# Monitor für PS3 Slim



## Core #1 (28. Mai 2012)

*Monitor für PS3 Slim*

Mein Cousin sucht ein neuen TFT für seine PS3 Slim. Da der Monitor auch noch für den Office PC genutzt werden soll und auf dem Schreibtisch steht, soll das Teil nicht zu groß sein.
Weitere Kriterien? Eigentlich keine, nur ein möglichst gutes Gerät für PS-Spiele und Blu Ray. 100-400 €, wobei natürlich das Budget nicht gerade ausgeschöpft werden muss wenn nicht nötig, aber wenn dann auch OK .

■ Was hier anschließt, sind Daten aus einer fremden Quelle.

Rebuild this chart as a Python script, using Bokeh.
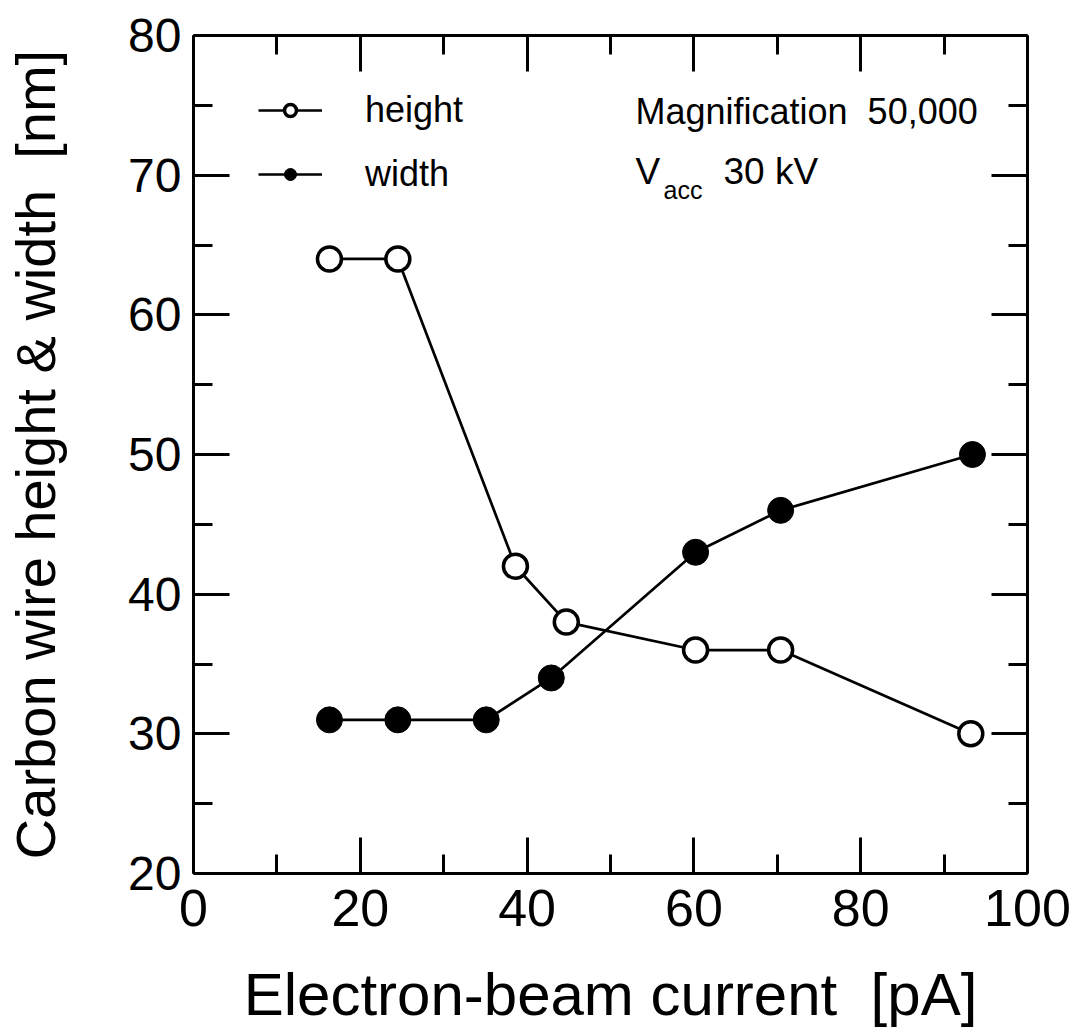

Danke für eure Vorschläge schon mal!


----------



## Painkiller (29. Mai 2012)

*AW: Monitor für PS3 Slim*

Sollen es 24 oder 27" sein?

Hier mal eine Auswahl:

ASUS VE278Q, 27" | Geizhals.at Deutschland
ASUS VS248H, 24" (90LME3101Q00041C) | Geizhals.at Deutschland
Samsung SyncMaster S23A700D, 23" (LS23A700DS) | Geizhals.at Deutschland
Samsung SyncMaster S27A750D, 27" (LS27A750DS) | Geizhals.at Deutschland


----------



## Core #1 (29. Mai 2012)

*AW: Monitor für PS3 Slim*



<<Painkiller>> schrieb:


> Sollen es 24 oder 27" sein?
> 
> Hier mal eine Auswahl:
> 
> ...



Ich würde sagen eher kleiner. Danke soweit, war's das an diesbezüglich empfehlenswerten?


----------



## Painkiller (29. Mai 2012)

*AW: Monitor für PS3 Slim*

Der Dell würde mir noch einfallen. 
Dell UltraSharp U2312HM schwarz, 23" | Geizhals.at Deutschland


----------



## Ryle (29. Mai 2012)

*AW: Monitor für PS3 Slim*

Doch nicht den Dell für ne Konsole und BR Player. Ohne HDMI hast du Arschkarte, DisplayPort Adapter gehen nicht in die Richtung und alles andere funktioniert entweder nicht gescheit, kostet ein Schweinegeld oder hat ein mieses Bild.
23"
ASUS VS238H
Samsung SyncMaster S23A350H
22"
BenQ RL2240H

Wobei dazwischen jetzt nicht gerade wahnsinns Größenunterschiede sind. Kleiner als 22" müsstest du auf Full HD verzichten, was imho keinen Sinn mehr macht. Solltest eben mal ausmessen was du genau an Platz hast, eventuell tuts dann auch was größeres was eben in der Höhe verstellbar ist.


----------



## mr.4EvEr (30. Mai 2012)

*AW: Monitor für PS3 Slim*

inzwischen ist der Nachfolger des S22a350h erschienen (der könnte noch n ticken besser sein)
Samsung SyncMaster S22B350H, 21.5" (LS22B350HS) | Geizhals Deutschland
den gab es vor n paar wochen auch im Amazon Blitzangebot für 110€! (ich bezweifle aber, dass dieser darin noch einmal erscheinen wird)


----------



## Core #1 (31. Mai 2012)

*AW: Monitor für PS3 Slim*



superseijayin schrieb:


> Doch nicht den Dell für ne Konsole und BR Player. Ohne HDMI hast du Arschkarte, DisplayPort Adapter gehen nicht in die Richtung und alles andere funktioniert entweder nicht gescheit, kostet ein Schweinegeld oder hat ein mieses Bild.
> 23"
> ASUS VS238H
> Samsung SyncMaster S23A350H
> ...


 


mr.4EvEr schrieb:


> inzwischen ist der Nachfolger des S22a350h erschienen (der könnte noch n ticken besser sein)
> Samsung SyncMaster S22B350H, 21.5" (LS22B350HS) | Geizhals Deutschland
> den gab es vor n paar wochen auch im Amazon Blitzangebot für 110€! (ich bezweifle aber, dass dieser darin noch einmal erscheinen wird)


 
Also alles unter 23" ist für Full HD zu klein!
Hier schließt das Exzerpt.